Beth Hoffman said...

Oh my gosh ... this is a perfect gift for a friend's birthday. Thanks, Lesa, I'm going to buy it right away. I bet he will love it.

Lesa said...

Fabulous, Beth! I loved all the historical aspects about this. And, I talked to a couple other people who didn't know about the bombing or the X-ray wagons. Loved reading this!

Clea Simon said...

I just got this and wasn't sure from the beginning if I would like it. After reading your review, though, it will go to the top of the pile (after the Victorian madam whodunit you reviewed a few days ago - that one I've started! It's a blast! I love that the dead guy liked to dress up as the queen.)

Lesa said...

Clea,

I'm so glad you're enjoying India Black! Isn't it unique? Really fun book.

Now, this one isn't fun in the same way. I found the history fascinating, and I liked Littlemore and Younger. But, it was my lack of knowledge about these historical events that caused me to be intrigued by this one.
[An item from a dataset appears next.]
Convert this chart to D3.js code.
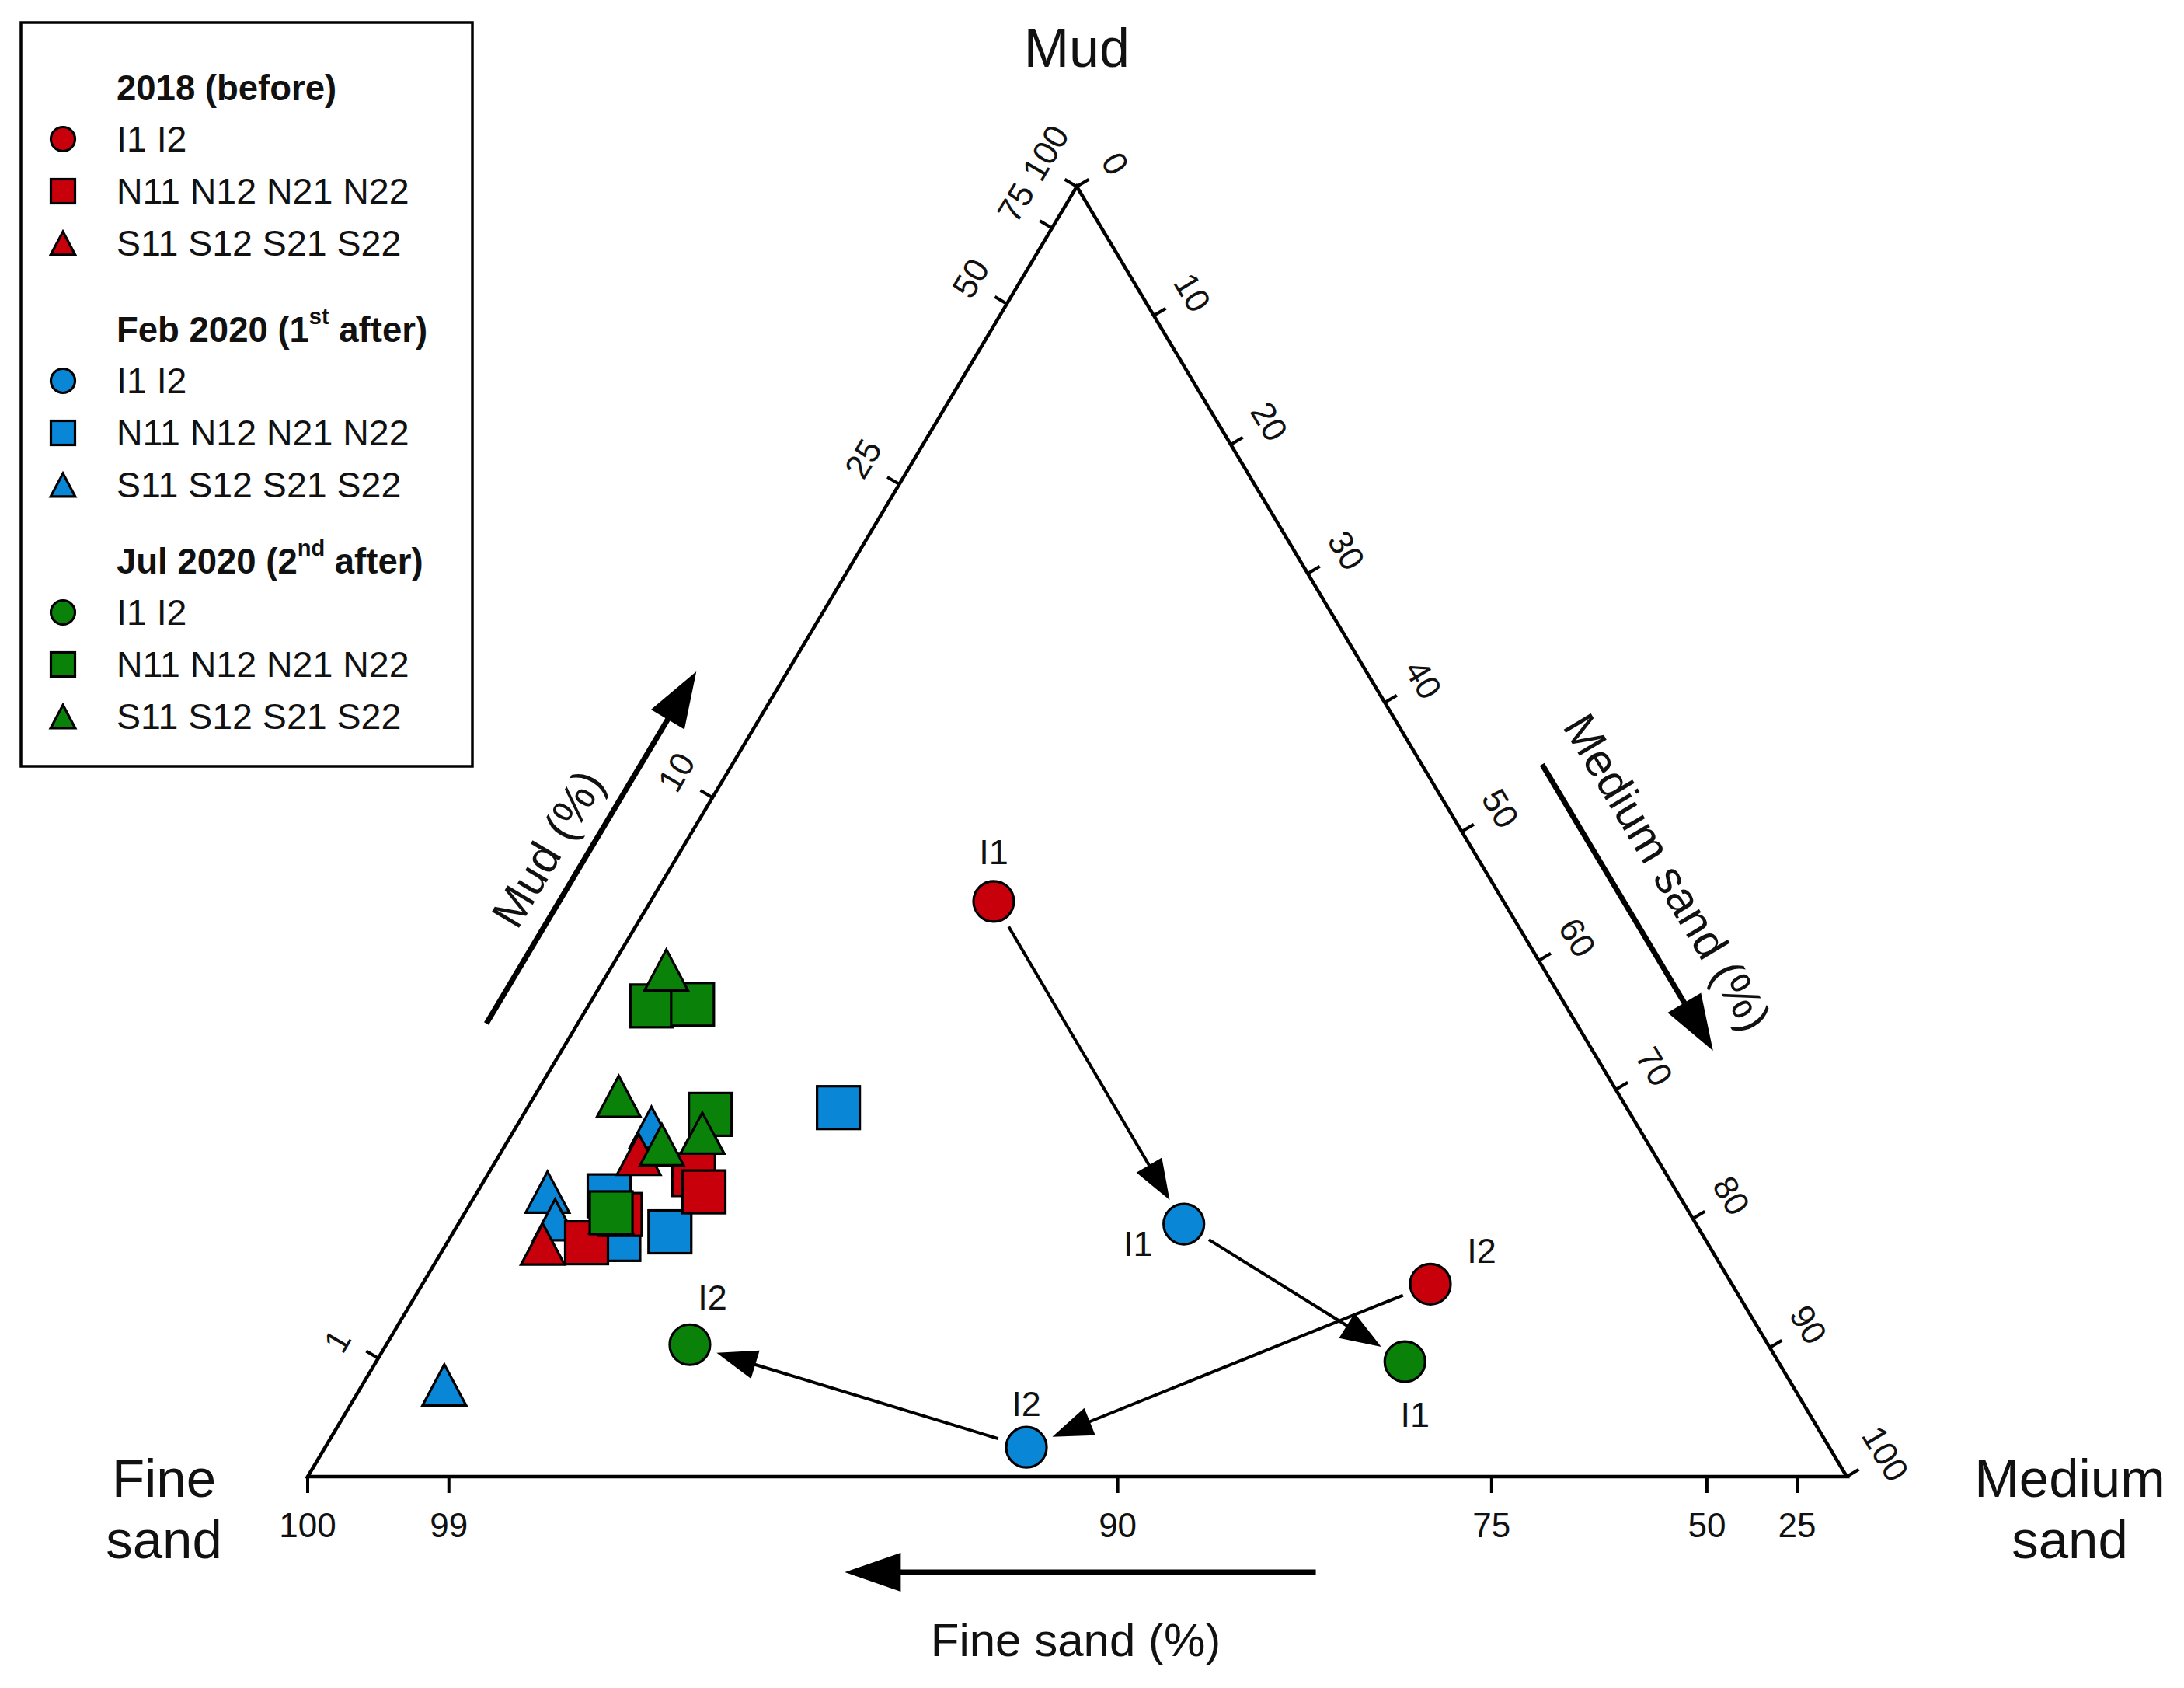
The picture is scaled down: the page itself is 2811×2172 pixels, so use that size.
<!DOCTYPE html>
<html>
<head>
<meta charset="utf-8">
<script src="https://cdn.jsdelivr.net/npm/d3@7/dist/d3.min.js"></script>
<style>
  body { margin: 0; background: #fff; }
  svg { display: block; }
  text { font-family: "Liberation Sans", Arial, Helvetica, sans-serif; fill: #111; }
</style>
</head>
<body>
<svg id="chart" width="2811" height="2172"></svg>
<script>
// compositions, % : [mud, fine sand, medium sand]
const inletSites = ["I1", "I2"];
const inlet2018 = [[11.2, 83.2, 5.6], [5.4, 70.9, 23.7]];
const inletFeb2020 = [[4.9, 83.3, 11.8], [0.4, 91.6, 8.0]];
const inletJul2020 = [[2.8, 76.2, 21.0], [1.4, 95.9, 2.7]];

const north2018 = [[3.5, 94.5, 2.0], [3.3, 94.5, 2.2], [2.4, 96.4, 1.2], [2.8, 95.8, 1.4]];
const northFeb2020 = [[2.7, 95.3, 2.0], [3.0, 95.8, 1.2], [2.5, 96.0, 1.5], [5.1, 91.3, 3.6]];
const northJul2020 = [[5.75, 93.6, 0.65], [6.0, 92.9, 1.1], [4.4, 93.7, 1.9], [2.8, 95.9, 1.3]];

const south2018 = [[3.6, 95.1, 1.3], [2.3, 96.6, 0.8], [2.8, 95.9, 1.3], [4.1, 94.0, 1.9]];
const southFeb2020 = [[4.0, 94.7, 1.3], [2.9, 96.5, 0.6], [2.6, 96.6, 0.8], [0.8, 98.6, 0.6]];
const southJul2020 = [[6.4, 93.0, 0.6], [4.3, 94.9, 0.8], [4.1, 94.0, 1.9], [3.8, 94.7, 1.5]];

const periodNames = ["2018 (before)", "Feb 2020 (1st after)", "Jul 2020 (2nd after)"];
const groupNames = ["I1 I2", "N11 N12 N21 N22", "S11 S12 S21 S22"];
const colors = ["#c8000c", "#0a86d6", "#0a820a"];

// tick labels on the three edges
const fineTicks = [100, 99, 90, 75, 50, 25];
const mudTicks = [1, 10, 25, 50, 75, 100];
const mediumTicks = [0, 10, 20, 30, 40, 50, 60, 70, 80, 90, 100];

// plot is centred: fine sand is shrunk before closing
const weight = [1, 0.1, 1];

const svg = d3.select("#chart");
const xs = d3.scaleLinear().domain([0, 1]).range([396, 2377]);
const ys = d3.scaleLinear().domain([0, 1]).range([1900, 240]);
const topShift = 0.4997;

function project(c) {
  const w = c.map((v, i) => v * weight[i]);
  const s = d3.sum(w);
  const a = w[0] / s, d = w[2] / s;
  return [xs(d + a * topShift), ys(a)];
}

const T = project([100, 0, 0]), BL = project([0, 100, 0]), BR = project([0, 0, 100]);

function unit(p, q) {
  const dx = q[0] - p[0], dy = q[1] - p[1], l = Math.hypot(dx, dy);
  return [dx / l, dy / l];
}
const leftDir = unit(BL, T), rightDir = unit(T, BR);
const leftN = [leftDir[1], -leftDir[0]];     // outward, to the left
const rightN = [rightDir[1], -rightDir[0]];  // outward, to the right
const leftAng = Math.atan2(leftDir[1], leftDir[0]) * 180 / Math.PI;
const rightAng = Math.atan2(rightDir[1], rightDir[0]) * 180 / Math.PI;

// triangle
svg.append("path")
  .attr("d", d3.line()([T, BL, BR, T]) + "Z")
  .attr("fill", "none").attr("stroke", "#000").attr("stroke-width", 4.5)
  .attr("stroke-linejoin", "miter");

const tickLen = 18;
const axes = svg.append("g").attr("font-size", 44);

// bottom axis: fine sand
fineTicks.forEach(v => {
  const p = project([0, v, 100 - v]);
  axes.append("line").attr("x1", p[0]).attr("y1", p[1]).attr("x2", p[0]).attr("y2", p[1] + tickLen + 3)
    .attr("stroke", "#000").attr("stroke-width", 4);
  axes.append("text").attr("x", p[0]).attr("y", p[1] + 62)
    .attr("text-anchor", "middle").attr("dominant-baseline", "central").text(v);
});

// left axis: mud (labels start just below their tick, reading up the edge)
mudTicks.forEach(v => {
  const p = project([v, 100 - v, 0]);
  axes.append("line").attr("x1", p[0]).attr("y1", p[1])
    .attr("x2", p[0] + leftN[0] * tickLen).attr("y2", p[1] + leftN[1] * tickLen)
    .attr("stroke", "#000").attr("stroke-width", 4);
  const lx = p[0] + leftN[0] * 57 - leftDir[0] * 20, ly = p[1] + leftN[1] * 57 - leftDir[1] * 20;
  axes.append("text").attr("transform", `translate(${lx},${ly}) rotate(${leftAng})`)
    .attr("text-anchor", "start").attr("dominant-baseline", "central").text(v);
});

// right axis: medium sand
mediumTicks.forEach(v => {
  const p = project([100 - v, 0, v]);
  axes.append("line").attr("x1", p[0]).attr("y1", p[1])
    .attr("x2", p[0] + rightN[0] * tickLen).attr("y2", p[1] + rightN[1] * tickLen)
    .attr("stroke", "#000").attr("stroke-width", 4);
  const lx = p[0] + rightN[0] * 58, ly = p[1] + rightN[1] * 58;
  axes.append("text").attr("transform", `translate(${lx},${ly}) rotate(${rightAng})`)
    .attr("text-anchor", "middle").attr("dominant-baseline", "central").text(v);
});

// arrow helper: filled head at p1
function arrow(g, p0, p1, width, headLen, headW) {
  const u = unit(p0, p1), n = [-u[1], u[0]];
  const base = [p1[0] - u[0] * headLen, p1[1] - u[1] * headLen];
  g.append("line").attr("x1", p0[0]).attr("y1", p0[1])
    .attr("x2", base[0] + u[0] * 4).attr("y2", base[1] + u[1] * 4)
    .attr("stroke", "#000").attr("stroke-width", width);
  g.append("path").attr("d", d3.line()([
      p1,
      [base[0] + n[0] * headW / 2, base[1] + n[1] * headW / 2],
      [base[0] - n[0] * headW / 2, base[1] - n[1] * headW / 2]
    ]) + "Z").attr("fill", "#000");
}

// point along an edge at fraction t, pushed out by off
function along(a, b, t, nrm, off) {
  return [a[0] + (b[0] - a[0]) * t + nrm[0] * off, a[1] + (b[1] - a[1]) * t + nrm[1] * off];
}

const deco = svg.append("g");
arrow(deco, along(BL, T, 0.320, leftN, 101), along(BL, T, 0.593, leftN, 101), 7, 72, 50);
arrow(deco, along(T, BR, 0.489, rightN, 133), along(T, BR, 0.711, rightN, 133), 7, 72, 50);
arrow(deco, along(BL, BR, 0.655, [0, 1], 123), along(BL, BR, 0.349, [0, 1], 123), 7, 72, 50);

const mudLab = along(BL, T, 0.441, leftN, 148);
deco.append("text").attr("transform", `translate(${mudLab[0]},${mudLab[1]}) rotate(${leftAng})`)
  .attr("font-size", 59).attr("text-anchor", "middle").attr("dominant-baseline", "central").text("Mud (%)");
const medLab = along(T, BR, 0.5935, rightN, 200);
deco.append("text").attr("transform", `translate(${medLab[0]},${medLab[1]}) rotate(${rightAng})`)
  .attr("font-size", 59).attr("text-anchor", "middle").attr("dominant-baseline", "central").text("Medium sand (%)");
deco.append("text").attr("x", (BL[0] + BR[0]) / 2 - 2).attr("y", BL[1] + 210)
  .attr("font-size", 60).attr("text-anchor", "middle").attr("dominant-baseline", "central").text("Fine sand (%)");

// corner titles
deco.append("text").attr("x", T[0]).attr("y", 62).attr("font-size", 70)
  .attr("text-anchor", "middle").attr("dominant-baseline", "central").text("Mud");
[["Fine", 0], ["sand", 1]].forEach(([t, i]) =>
  deco.append("text").attr("x", 211).attr("y", 1902 + i * 79).attr("font-size", 69)
    .attr("text-anchor", "middle").attr("dominant-baseline", "central").text(t));
[["Medium", 0], ["sand", 1]].forEach(([t, i]) =>
  deco.append("text").attr("x", 2664).attr("y", 1902 + i * 79).attr("font-size", 69)
    .attr("text-anchor", "middle").attr("dominant-baseline", "central").text(t));

// symbols
function symbol(g, shape, p, fill, size) {
  const [x, y] = p;
  let el;
  if (shape === 0) {
    el = g.append("circle").attr("cx", x).attr("cy", y).attr("r", size / 2);
  } else if (shape === 1) {
    el = g.append("rect").attr("x", x - size / 2).attr("y", y - size / 2).attr("width", size).attr("height", size);
  } else {
    const w = size * 1.02, h = size * 0.96;
    el = g.append("path").attr("d", d3.line()([[x, y - h / 2], [x + w / 2, y + h / 2], [x - w / 2, y + h / 2]]) + "Z");
  }
  el.attr("fill", fill).attr("stroke", "#000").attr("stroke-width", 3.2).attr("stroke-linejoin", "miter");
}

// transitions of the inlet sites
const inletPeriods = [inlet2018, inletFeb2020, inletJul2020];
const arrows = svg.append("g");
for (let s = 0; s < 2; s++) {
  for (let k = 0; k < 2; k++) {
    const p0 = project(inletPeriods[k][s]), p1 = project(inletPeriods[k + 1][s]);
    const u = unit(p0, p1);
    arrow(arrows,
      [p0[0] + u[0] * 38, p0[1] + u[1] * 38],
      [p1[0] - u[0] * 36, p1[1] - u[1] * 36], 4, 52, 38);
  }
}

const pts = svg.append("g");
const allGroups = [[inlet2018, north2018, south2018], [inletFeb2020, northFeb2020, southFeb2020],
                   [inletJul2020, northJul2020, southJul2020]];
// drawing order as in the figure: blue, red, green
[1, 0, 2].forEach(k => {
  [1, 2, 0].forEach(gi => {
    allGroups[k][gi].forEach(c => symbol(pts, gi, project(c), colors[k], gi === 0 ? 52 : 55));
  });
});

// site labels next to the inlet circles
const labelOffsets = [[[0, -63], [66, -43]], [[-59, 25], [0, -56]], [[13, 68], [29, -61]]];
const labs = svg.append("g").attr("font-size", 45);
inletPeriods.forEach((per, k) => per.forEach((c, s) => {
  const p = project(c);
  labs.append("text").attr("x", p[0] + labelOffsets[k][s][0]).attr("y", p[1] + labelOffsets[k][s][1])
    .attr("text-anchor", "middle").attr("dominant-baseline", "central").text(inletSites[s]);
}));

// legend
const leg = svg.append("g");
leg.append("rect").attr("x", 27).attr("y", 29).attr("width", 581).attr("height", 957)
  .attr("fill", "#fff").attr("stroke", "#000").attr("stroke-width", 3.5);
const headY = [113, 424, 722];
periodNames.forEach((name, k) => {
  const h = leg.append("text").attr("x", 150).attr("y", headY[k]).attr("font-size", 45.5)
    .attr("font-weight", "bold").attr("dominant-baseline", "central");
  if (k === 0) {
    h.text(name);
  } else {
    const m = name.match(/^(.*\()(\d)(st|nd)( after\))$/);
    h.append("tspan").text(m[1] + m[2]);
    h.append("tspan").attr("font-size", 29).attr("dy", -17).text(m[3]);
    h.append("tspan").attr("dy", 17).text(m[4]);
  }
  groupNames.forEach((g, gi) => {
    const y = headY[k] + 66 + gi * 67;
    symbol(leg, gi, [81, y], colors[k], 31);
    leg.append("text").attr("x", 150).attr("y", y).attr("font-size", 46.5)
      .attr("dominant-baseline", "central").text(g);
  });
});
</script>
</body>
</html>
If you don't like, you don't. It might not be for everyone. (But, India Black is fun!)

trish said...

I think this time period was such an interesting time. Very gritty. I see why you found this book riveting! I love when authors take real events and write a novel centered around that.

Thanks for being on this tour!

Lesa said...

Thanks for including me, Trish. You're right. It was a gritty time period, and the characters in this book needed grit to survive. Very interesting book.

Kris said...

What an interesting story, thanks for bringing it to my attention.

Lesa said...

You're welcome, Kris. It was really fascinating.

Jen Forbus said...

O.k., I just finished my review and I came over to read yours Lesa. I just loved this book. My post doesn't come up until next week. I know I'll be recommending this to a lot of folks. I love books that really challenge me. :-)

Lesa said...

Thanks, Jen! I'll be looking forward to your review. This was different from what I normally read, and I really enjoyed it. Sometimes I don't have the energy for a challenge (grin), but I liked this one.